Paris’te toplanan büyükelçilere konuşan Macron, Fransız elçi Sylvain Itte’nin geçen Cuma ülkeyi terk etmesi için 48 saat süre verilmesine rağmen kendisini Nijer’in başkenti Niamey’den dinlendiğini söyledi:
“Fransa ve diplomatları son aylarda, Fransa’nın örnek olduğu Sudan’dan şu anda Nijer’e kadar bazı ülkelerde özellikle zor durumlarla karşı karşıya kaldılar ve meslektaşınızı ve görev yerlerinden dinleyen meslektaşlarınızı alkışlıyorum.”
26 Temmuz’da Nijer Devlet Başkanı Mohamed Bazoum’u devriren darbeciler Cuma gün, Fransız Büyükelçi Itte’nin yeni yöneticilerle görüşmeyi reddetmesi ve Fransız hükümetinin “Nijer’in çıkarlarına aykırı” eylemlerini gerekçe göstererek büyükelçiden ülkeyi 48 saat içinde terk etmesini istemişti.
Macron ise Paris’te Fransa’nın devrik devlet başkanı Bazoum’a desteğini sürdürdü:
“Bazoum, demokratik yollarla seçildi, istifa etmeyi reddederek cesur davrandı,
politikamız net: darbecileri tanımıyoruz.
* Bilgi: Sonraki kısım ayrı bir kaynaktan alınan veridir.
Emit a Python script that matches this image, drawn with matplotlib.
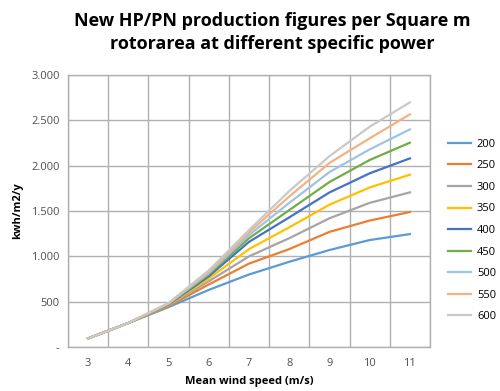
import numpy as np
import matplotlib
matplotlib.use("Agg")
import matplotlib.pyplot as plt

# wind speeds (m/s) and specific power classes
wind = [3, 4, 5, 6, 7, 8, 9, 10, 11]
classes = ["200", "250", "300", "350", "400", "450", "500", "550", "600"]

# kwh/m2/y per class
p200 = [95, 265, 440, 630, 800, 940, 1070, 1180, 1246]
p250 = [95, 265, 450, 690, 920, 1080, 1270, 1395, 1489]
p300 = [95, 265, 460, 725, 1000, 1200, 1420, 1590, 1706]
p350 = [95, 265, 465, 755, 1080, 1320, 1570, 1760, 1901]
p400 = [95, 265, 470, 780, 1160, 1430, 1705, 1916, 2081]
p450 = [95, 265, 475, 800, 1200, 1510, 1820, 2063, 2254]
p500 = [95, 265, 478, 815, 1235, 1590, 1930, 2180, 2401]
p550 = [95, 265, 482, 830, 1265, 1660, 2030, 2302, 2567]
p600 = [95, 265, 486, 845, 1290, 1720, 2105, 2430, 2699]
series = [p200, p250, p300, p350, p400, p450, p500, p550, p600]

colors = ["#5B9BD5", "#ED7D31", "#A5A5A5", "#FFC000", "#4472C4",
          "#70AD47", "#9DC3E6", "#F4B183", "#C9C9C9"]

plt.rcParams['font.family'] = ['Open Sans', 'DejaVu Sans']

fig = plt.figure(figsize=(5, 3.91), dpi=100)
ax = fig.add_axes([0.136, 0.1125, 0.724, 0.6955])

x = np.arange(len(wind))
for vals, name, c in zip(series, classes, colors):
    ax.plot(x, vals, color=c, lw=1.6, label=name)

ax.set_xlim(-0.5, len(wind) - 0.5)
ax.set_ylim(0, 3000)
ax.set_xticks(x)
ax.set_xticklabels([str(w) for w in wind])
ax.set_xticks(np.arange(-0.5, len(wind), 1), minor=True)
yt = np.arange(0, 3001, 500)
ax.set_yticks(yt)
ax.set_yticklabels(["-"] + [f"{v:,}".replace(",", ".") for v in yt[1:]])

ax.grid(True, which="minor", axis="x", color="#B0B0B0", lw=1)
ax.grid(True, which="major", axis="y", color="#B0B0B0", lw=1)
ax.tick_params(which="both", length=0, labelsize=8, colors="#505050", pad=8)
ax.tick_params(axis="y", pad=6)
for s in ax.spines.values():
    s.set_color("#B0B0B0")
    s.set_linewidth(1)
ax.set_axisbelow(True)

ax.set_xlabel("Mean wind speed (m/s)", fontsize=8, fontweight="bold", labelpad=5)
ax.set_ylabel("kwh/m2/y", fontsize=8, fontweight="bold", labelpad=6)

fig.text(0.544, 0.97, "New HP/PN production figures per Square m\nrotorarea at different specific power",
         ha="center", va="top", fontsize=13, fontweight="bold", linespacing=1.4)

ax.legend(loc="upper left", bbox_to_anchor=(0.896, 0.645), bbox_transform=fig.transFigure,
          frameon=False, borderpad=0, borderaxespad=0, fontsize=8, handlelength=2.1,
          labelspacing=0.95, handletextpad=0.5)

fig.savefig("out.png", dpi=100)
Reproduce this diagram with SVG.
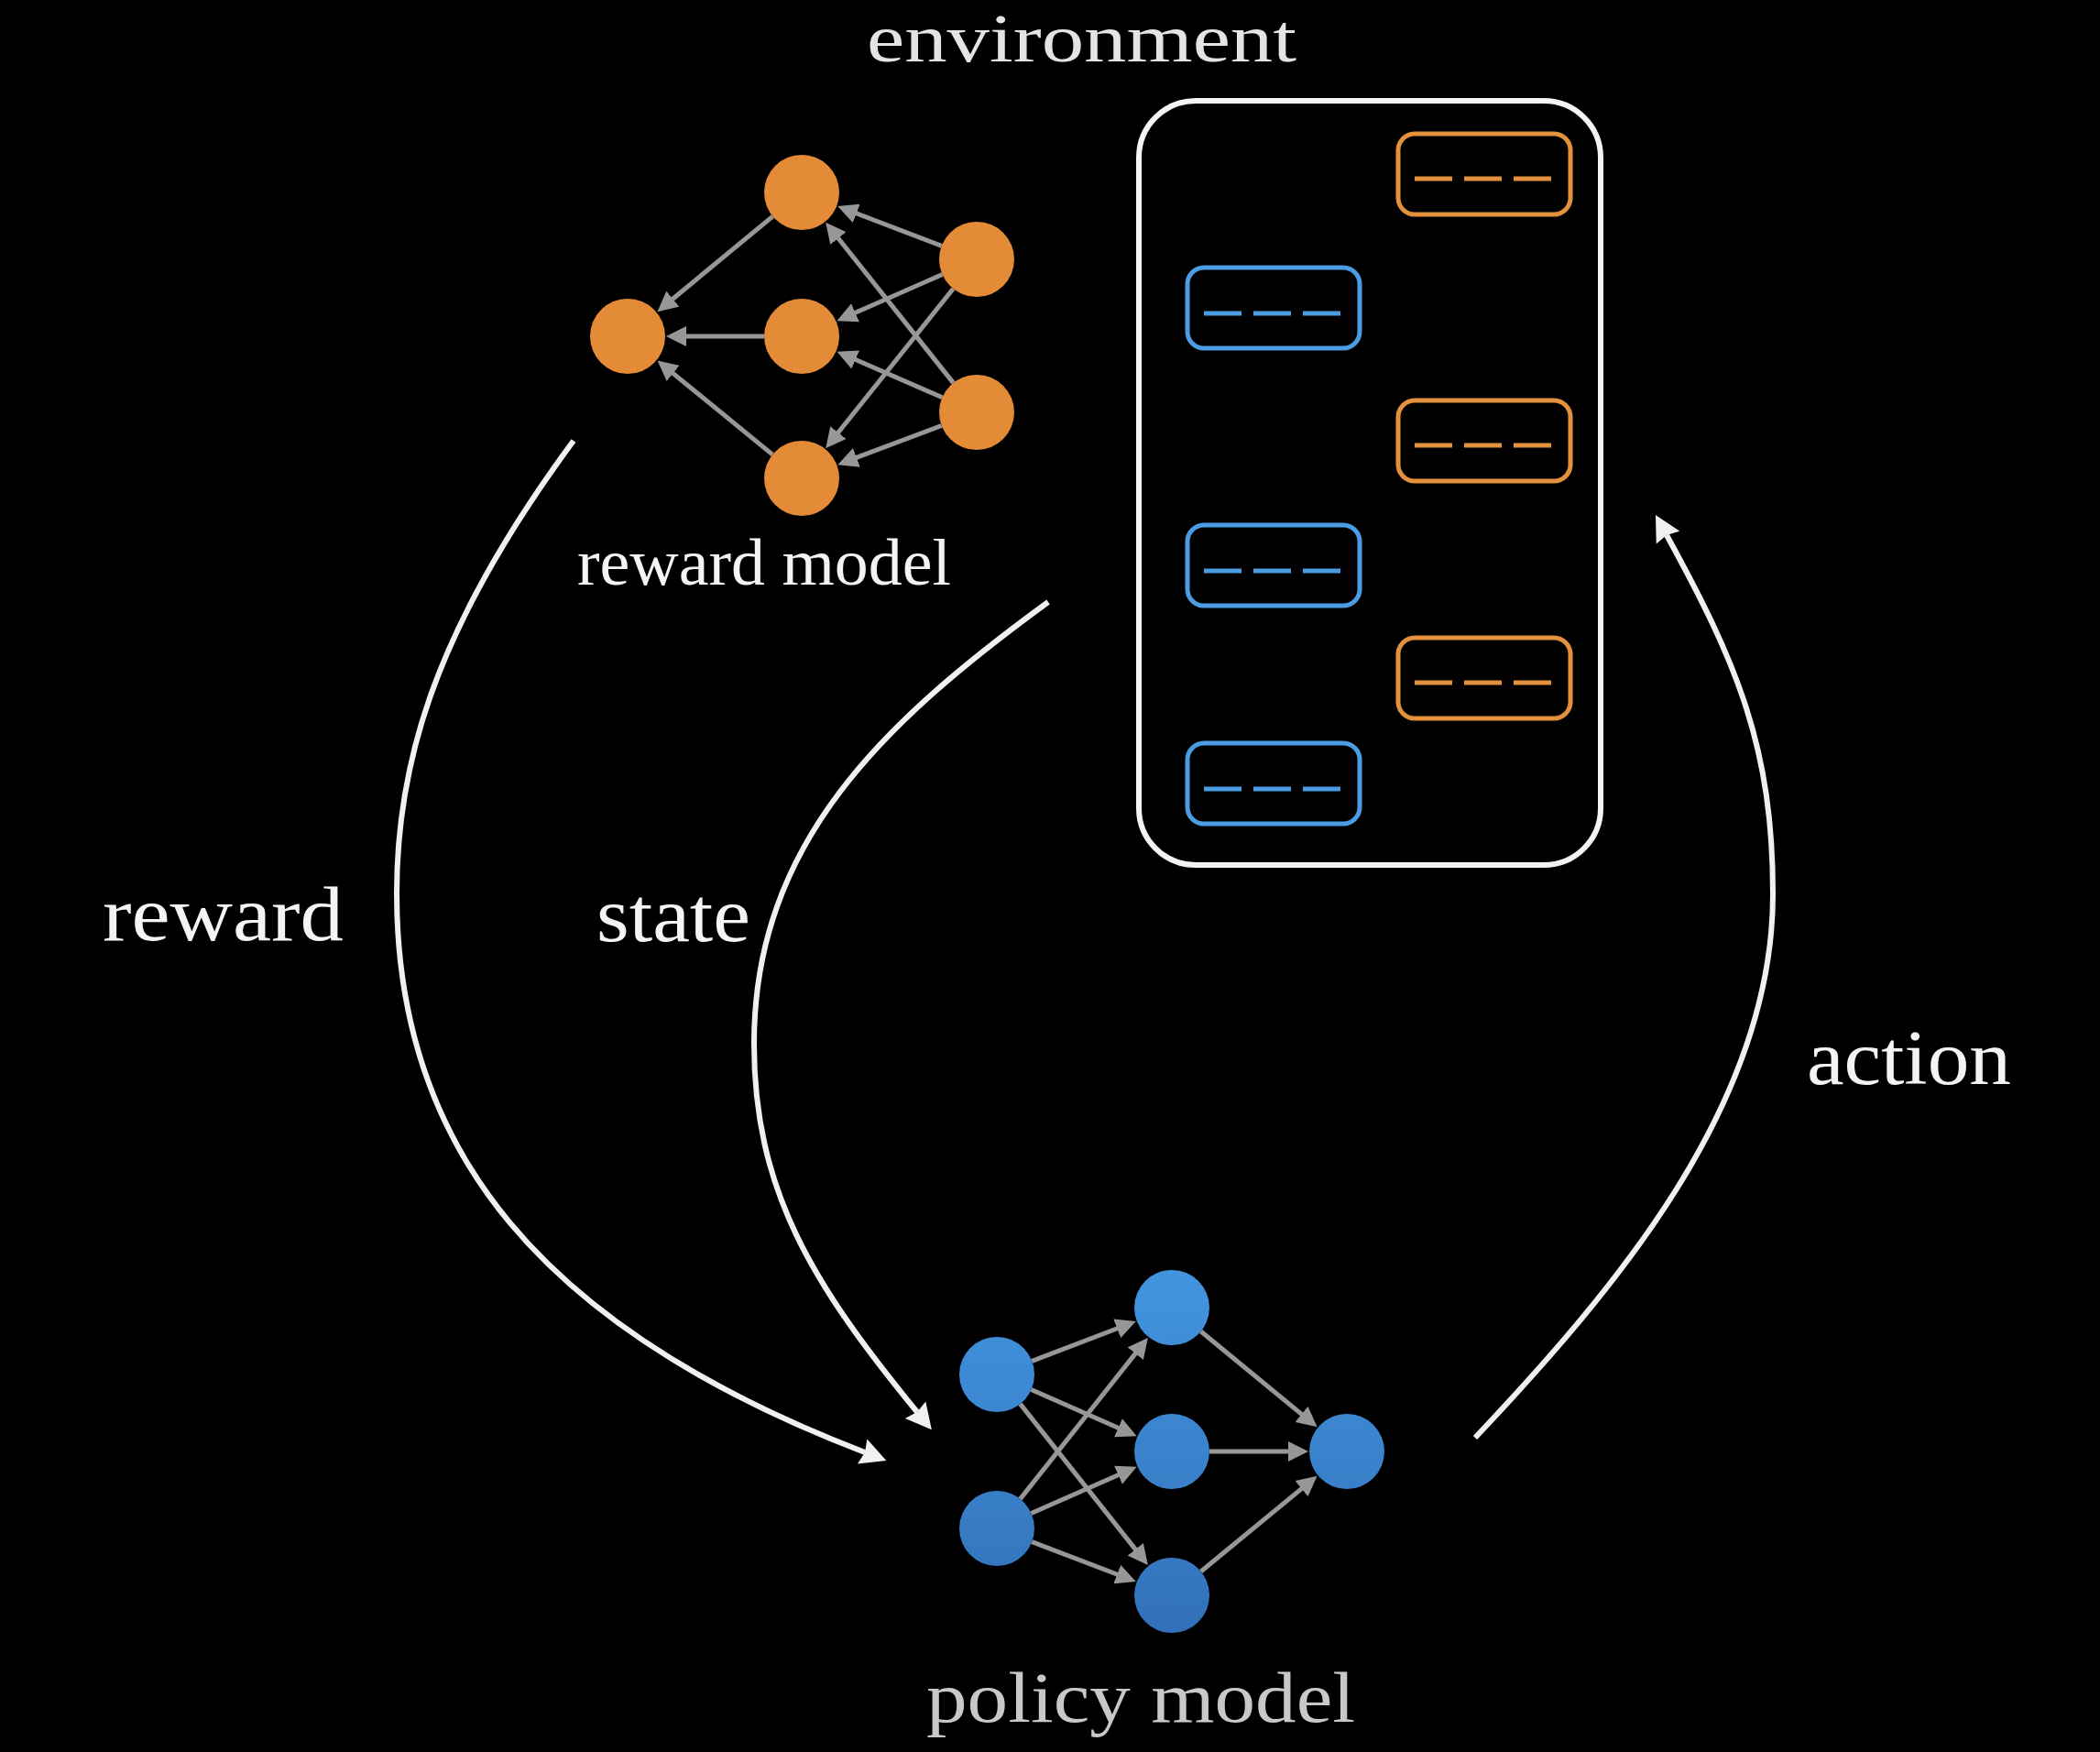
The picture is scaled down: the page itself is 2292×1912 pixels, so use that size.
<svg xmlns="http://www.w3.org/2000/svg" width="2292" height="1912" viewBox="0 0 2292 1912">
  <style>
    .lbl { font-family: "Liberation Serif", "Times New Roman", serif; fill: #f4f4f4; }
    .onode { fill: #E38B36; }
    .pnode { fill: url(#blueGrad); }
    .nn { stroke: #979797; stroke-width: 5; fill: none; marker-end: url(#smallArrow); }
    .big { stroke: #f0f0f0; stroke-width: 6; fill: none; marker-end: url(#bigArrow); }
    .obox { fill: none; stroke: #E3913C; stroke-width: 5; }
    .bbox { fill: none; stroke: #4B9CE2; stroke-width: 5; }
    .odash { stroke: #E3913C; stroke-width: 5; stroke-dasharray: 41 13; }
    .bdash { stroke: #4B9CE2; stroke-width: 5; stroke-dasharray: 41 13; }
  </style>
  <defs>
    <linearGradient id="blueGrad" gradientUnits="userSpaceOnUse" x1="0" y1="1380" x2="0" y2="1790">
      <stop offset="0" stop-color="#4395e0"/>
      <stop offset="1" stop-color="#3170b8"/>
    </linearGradient>
    <marker id="smallArrow" markerUnits="userSpaceOnUse" markerWidth="22" markerHeight="22" viewBox="0 0 22 22" refX="8" refY="11" orient="auto">
      <path d="M0,0 L22,11 L0,22 z" fill="#979797"/>
    </marker>
    <marker id="bigArrow" markerUnits="userSpaceOnUse" markerWidth="28" markerHeight="30" viewBox="0 0 28 30" refX="3" refY="15" orient="auto">
      <path d="M0,0.5 L28,15 L0,29.5 L3,15 z" fill="#f0f0f0"/>
    </marker>
  </defs>

  <rect x="0" y="0" width="2292" height="1912" fill="#000"/>

  <g id="environment">
    <text class="lbl" x="946" y="67" font-size="74" textLength="469" lengthAdjust="spacingAndGlyphs" style="fill:#e4e4e4">environment</text>
    <rect x="1243" y="110" width="504" height="834" rx="62" ry="62" fill="none" stroke="#f4f4f4" stroke-width="6"/>
    <g id="env-o1"><rect class="obox" x="1526" y="146" width="188" height="88" rx="18"/><line class="odash" x1="1544" y1="195" x2="1693" y2="195"/></g>
    <g id="env-b1"><rect class="bbox" x="1296" y="292" width="188" height="88" rx="18"/><line class="bdash" x1="1314" y1="342" x2="1463" y2="342"/></g>
    <g id="env-o2"><rect class="obox" x="1526" y="437" width="188" height="88" rx="18"/><line class="odash" x1="1544" y1="486" x2="1693" y2="486"/></g>
    <g id="env-b2"><rect class="bbox" x="1296" y="573" width="188" height="88" rx="18"/><line class="bdash" x1="1314" y1="623" x2="1463" y2="623"/></g>
    <g id="env-o3"><rect class="obox" x="1526" y="696" width="188" height="88" rx="18"/><line class="odash" x1="1544" y1="745" x2="1693" y2="745"/></g>
    <g id="env-b3"><rect class="bbox" x="1296" y="811" width="188" height="88" rx="18"/><line class="bdash" x1="1314" y1="861" x2="1463" y2="861"/></g>
  </g>

  <g id="reward-model">
    <g id="reward-edges">
      <line class="nn" x1="843.4" y1="236.1" x2="728.2" y2="331.3"/>
      <line class="nn" x1="834" y1="367" x2="741" y2="367"/>
      <line class="nn" x1="843.2" y1="496.1" x2="728.4" y2="402.4"/>
      <line class="nn" x1="1027.7" y1="268.4" x2="927.3" y2="230"/>
      <line class="nn" x1="1028.5" y1="299.5" x2="926.2" y2="344.5"/>
      <line class="nn" x1="1040.4" y1="315" x2="909.9" y2="478.3"/>
      <line class="nn" x1="1040.5" y1="417.9" x2="909.9" y2="253.8"/>
      <line class="nn" x1="1028.4" y1="433.7" x2="926.4" y2="389.3"/>
      <line class="nn" x1="1027.6" y1="464.5" x2="927.4" y2="502.2"/>
    </g>
    <circle class="onode" cx="685" cy="367" r="41"/>
    <circle class="onode" cx="875" cy="210" r="41"/>
    <circle class="onode" cx="875" cy="367" r="41"/>
    <circle class="onode" cx="875" cy="522" r="41"/>
    <circle class="onode" cx="1066" cy="283" r="41"/>
    <circle class="onode" cx="1066" cy="450" r="41"/>
    <text class="lbl" x="630" y="638" font-size="72" textLength="408" lengthAdjust="spacingAndGlyphs">reward model</text>
  </g>

  <g id="policy-model">
    <g id="policy-edges">
      <line class="nn" x1="1126.3" y1="1485.4" x2="1226.7" y2="1447"/>
      <line class="nn" x1="1125.5" y1="1516.5" x2="1227.8" y2="1561.5"/>
      <line class="nn" x1="1113.5" y1="1532.1" x2="1244.2" y2="1697.1"/>
      <line class="nn" x1="1113.5" y1="1635.9" x2="1244.2" y2="1470.9"/>
      <line class="nn" x1="1125.5" y1="1651.5" x2="1227.8" y2="1606.5"/>
      <line class="nn" x1="1126.3" y1="1682.6" x2="1226.7" y2="1721"/>
      <line class="nn" x1="1310.7" y1="1453" x2="1426.7" y2="1548.4"/>
      <line class="nn" x1="1320" y1="1584" x2="1414" y2="1584"/>
      <line class="nn" x1="1310.7" y1="1715" x2="1426.7" y2="1619.6"/>
    </g>
    <circle class="pnode" cx="1088" cy="1500" r="41"/>
    <circle class="pnode" cx="1088" cy="1668" r="41"/>
    <circle class="pnode" cx="1279" cy="1427" r="41"/>
    <circle class="pnode" cx="1279" cy="1584" r="41"/>
    <circle class="pnode" cx="1279" cy="1741" r="41"/>
    <circle class="pnode" cx="1470" cy="1584" r="41"/>
    <text class="lbl" x="1011" y="1879" font-size="78" textLength="468" lengthAdjust="spacingAndGlyphs" style="fill:#c8c8c8">policy model</text>
  </g>

  <g id="connectors">
    <path id="reward-arc" class="big" d="M 626 481 C 470 692, 433 839, 433 975 C 433 1255, 592 1450, 944 1585"/>
    <path id="state-arc" class="big" d="M 1144 657 C 966 787, 823 919, 823 1139 C 823 1299, 887 1402, 1001 1541"/>
    <path id="action-arc" class="big" d="M 1610 1569 C 1761 1409, 1935 1206, 1935 976 C 1935 816, 1896 724, 1819 584"/>
    <text class="lbl" x="112" y="1026" font-size="84" textLength="263" lengthAdjust="spacingAndGlyphs">reward</text>
    <text class="lbl" x="651" y="1027" font-size="84" textLength="168" lengthAdjust="spacingAndGlyphs">state</text>
    <text class="lbl" x="1972" y="1183" font-size="84" textLength="223" lengthAdjust="spacingAndGlyphs">action</text>
  </g>
</svg>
Fransa’nın müdahalesi olmadan Nijer mevcut sınırlarıyla artık var olamaz. Fransa olmasaydı Mali ve Burkina Faso da aynı akıbete uğrayacaktı.”
Nijer’de Temmuz ayında gerçekleşen darbenin ardından protestocular Fransa’nın başkent Niamey’deki büyükelçiliğinin tabelasını indirmişti, darbe desek gösterilerinde sık sık Fransa aleyhinde ve Rusya lehinde pankartlar ve sloganlar yer almıştı.
Fransa, geçen yıla kadar hepsi eski Fransız sömürgeleri olan Nijer, Mali, Burkina Faso, Çad ve Moritanya’da İslamcı isyancılarla mücadele etmek için on yıl süren bir operasyon yürüttü.
Operasyonun en yoğun olduğu dönemde bu Afrika ülkelerinde yaklaşık 5,500 Fransız askeri görev yapıyordu.
Ancak Fransa’nın teröristlerle mücadele başarısız olmasıyla bölgedeki Fransız karşıtı duygu ve protestolar yoğunlaştı.
Ardarda Mali, Burkina Faso ve son olarak Nijer’de askerler teröre karşı güvenliği sağlama bahanesiyle darbe yaptı.
Mali’deki askeri hükümeti, İslamcı militanlarla mücadeleye yardım etmesi için Rus paralı asker grubu Wagner’i çağırmıştı.